**Problem statement**.
Retype the whole listing below, character for character.

**Exercise materials**.
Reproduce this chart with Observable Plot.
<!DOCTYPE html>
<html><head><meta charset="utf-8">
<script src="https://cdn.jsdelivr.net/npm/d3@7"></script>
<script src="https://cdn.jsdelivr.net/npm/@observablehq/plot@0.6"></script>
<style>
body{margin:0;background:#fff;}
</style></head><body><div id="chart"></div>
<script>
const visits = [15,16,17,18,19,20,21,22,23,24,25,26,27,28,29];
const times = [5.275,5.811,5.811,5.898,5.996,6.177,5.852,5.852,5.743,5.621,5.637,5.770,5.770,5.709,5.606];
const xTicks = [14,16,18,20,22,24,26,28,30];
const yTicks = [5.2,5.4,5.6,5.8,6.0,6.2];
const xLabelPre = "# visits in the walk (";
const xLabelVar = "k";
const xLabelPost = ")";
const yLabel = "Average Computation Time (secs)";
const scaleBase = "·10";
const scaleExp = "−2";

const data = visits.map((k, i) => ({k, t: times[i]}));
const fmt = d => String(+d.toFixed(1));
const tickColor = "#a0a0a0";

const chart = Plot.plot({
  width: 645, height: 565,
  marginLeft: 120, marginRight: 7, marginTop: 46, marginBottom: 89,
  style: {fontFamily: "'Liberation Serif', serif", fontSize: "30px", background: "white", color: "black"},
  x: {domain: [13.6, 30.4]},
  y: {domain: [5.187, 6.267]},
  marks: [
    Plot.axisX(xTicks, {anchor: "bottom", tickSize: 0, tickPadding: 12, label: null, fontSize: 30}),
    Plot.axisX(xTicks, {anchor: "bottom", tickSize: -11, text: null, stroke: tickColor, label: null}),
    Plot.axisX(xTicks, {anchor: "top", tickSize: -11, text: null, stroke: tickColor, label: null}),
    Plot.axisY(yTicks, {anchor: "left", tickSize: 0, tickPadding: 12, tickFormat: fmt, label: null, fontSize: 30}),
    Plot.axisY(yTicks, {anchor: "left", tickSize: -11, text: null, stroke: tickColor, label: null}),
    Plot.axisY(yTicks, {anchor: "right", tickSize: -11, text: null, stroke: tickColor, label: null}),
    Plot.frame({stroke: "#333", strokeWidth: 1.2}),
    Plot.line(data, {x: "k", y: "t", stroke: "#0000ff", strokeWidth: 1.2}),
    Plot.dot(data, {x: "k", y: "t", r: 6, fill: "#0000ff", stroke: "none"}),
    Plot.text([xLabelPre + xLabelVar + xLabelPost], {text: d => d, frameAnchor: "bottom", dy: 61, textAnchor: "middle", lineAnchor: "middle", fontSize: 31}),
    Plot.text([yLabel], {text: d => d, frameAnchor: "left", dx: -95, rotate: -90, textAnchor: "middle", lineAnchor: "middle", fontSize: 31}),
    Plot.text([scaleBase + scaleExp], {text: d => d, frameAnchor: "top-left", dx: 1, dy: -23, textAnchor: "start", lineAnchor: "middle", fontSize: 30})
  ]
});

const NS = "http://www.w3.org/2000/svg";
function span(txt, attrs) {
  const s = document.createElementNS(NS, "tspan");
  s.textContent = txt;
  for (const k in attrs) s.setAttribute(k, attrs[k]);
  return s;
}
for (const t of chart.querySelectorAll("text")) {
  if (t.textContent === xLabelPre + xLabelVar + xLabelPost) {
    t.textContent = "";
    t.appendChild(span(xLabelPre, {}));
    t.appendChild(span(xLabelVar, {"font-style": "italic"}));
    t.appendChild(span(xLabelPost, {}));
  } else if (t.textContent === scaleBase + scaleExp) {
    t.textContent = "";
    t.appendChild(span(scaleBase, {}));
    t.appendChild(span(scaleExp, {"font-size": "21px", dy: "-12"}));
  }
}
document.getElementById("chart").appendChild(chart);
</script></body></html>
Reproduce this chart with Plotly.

**Task response**.
Reproduce this chart with Observable Plot.
<!DOCTYPE html>
<html><head><meta charset="utf-8">
<script src="https://cdn.jsdelivr.net/npm/d3@7"></script>
<script src="https://cdn.jsdelivr.net/npm/@observablehq/plot@0.6"></script>
<style>
body{margin:0;background:#fff;}
</style></head><body><div id="chart"></div>
<script>
const visits = [15,16,17,18,19,20,21,22,23,24,25,26,27,28,29];
const times = [5.275,5.811,5.811,5.898,5.996,6.177,5.852,5.852,5.743,5.621,5.637,5.770,5.770,5.709,5.606];
const xTicks = [14,16,18,20,22,24,26,28,30];
const yTicks = [5.2,5.4,5.6,5.8,6.0,6.2];
const xLabelPre = "# visits in the walk (";
const xLabelVar = "k";
const xLabelPost = ")";
const yLabel = "Average Computation Time (secs)";
const scaleBase = "·10";
const scaleExp = "−2";

const data = visits.map((k, i) => ({k, t: times[i]}));
const fmt = d => String(+d.toFixed(1));
const tickColor = "#a0a0a0";

const chart = Plot.plot({
  width: 645, height: 565,
  marginLeft: 120, marginRight: 7, marginTop: 46, marginBottom: 89,
  style: {fontFamily: "'Liberation Serif', serif", fontSize: "30px", background: "white", color: "black"},
  x: {domain: [13.6, 30.4]},
  y: {domain: [5.187, 6.267]},
  marks: [
    Plot.axisX(xTicks, {anchor: "bottom", tickSize: 0, tickPadding: 12, label: null, fontSize: 30}),
    Plot.axisX(xTicks, {anchor: "bottom", tickSize: -11, text: null, stroke: tickColor, label: null}),
    Plot.axisX(xTicks, {anchor: "top", tickSize: -11, text: null, stroke: tickColor, label: null}),
    Plot.axisY(yTicks, {anchor: "left", tickSize: 0, tickPadding: 12, tickFormat: fmt, label: null, fontSize: 30}),
    Plot.axisY(yTicks, {anchor: "left", tickSize: -11, text: null, stroke: tickColor, label: null}),
    Plot.axisY(yTicks, {anchor: "right", tickSize: -11, text: null, stroke: tickColor, label: null}),
    Plot.frame({stroke: "#333", strokeWidth: 1.2}),
    Plot.line(data, {x: "k", y: "t", stroke: "#0000ff", strokeWidth: 1.2}),
    Plot.dot(data, {x: "k", y: "t", r: 6, fill: "#0000ff", stroke: "none"}),
    Plot.text([xLabelPre + xLabelVar + xLabelPost], {text: d => d, frameAnchor: "bottom", dy: 61, textAnchor: "middle", lineAnchor: "middle", fontSize: 31}),
    Plot.text([yLabel], {text: d => d, frameAnchor: "left", dx: -95, rotate: -90, textAnchor: "middle", lineAnchor: "middle", fontSize: 31}),
    Plot.text([scaleBase + scaleExp], {text: d => d, frameAnchor: "top-left", dx: 1, dy: -23, textAnchor: "start", lineAnchor: "middle", fontSize: 30})
  ]
});

const NS = "http://www.w3.org/2000/svg";
function span(txt, attrs) {
  const s = document.createElementNS(NS, "tspan");
  s.textContent = txt;
  for (const k in attrs) s.setAttribute(k, attrs[k]);
  return s;
}
for (const t of chart.querySelectorAll("text")) {
  if (t.textContent === xLabelPre + xLabelVar + xLabelPost) {
    t.textContent = "";
    t.appendChild(span(xLabelPre, {}));
    t.appendChild(span(xLabelVar, {"font-style": "italic"}));
    t.appendChild(span(xLabelPost, {}));
  } else if (t.textContent === scaleBase + scaleExp) {
    t.textContent = "";
    t.appendChild(span(scaleBase, {}));
    t.appendChild(span(scaleExp, {"font-size": "21px", dy: "-12"}));
  }
}
document.getElementById("chart").appendChild(chart);
</script></body></html>
Reproduce this chart with Plotly.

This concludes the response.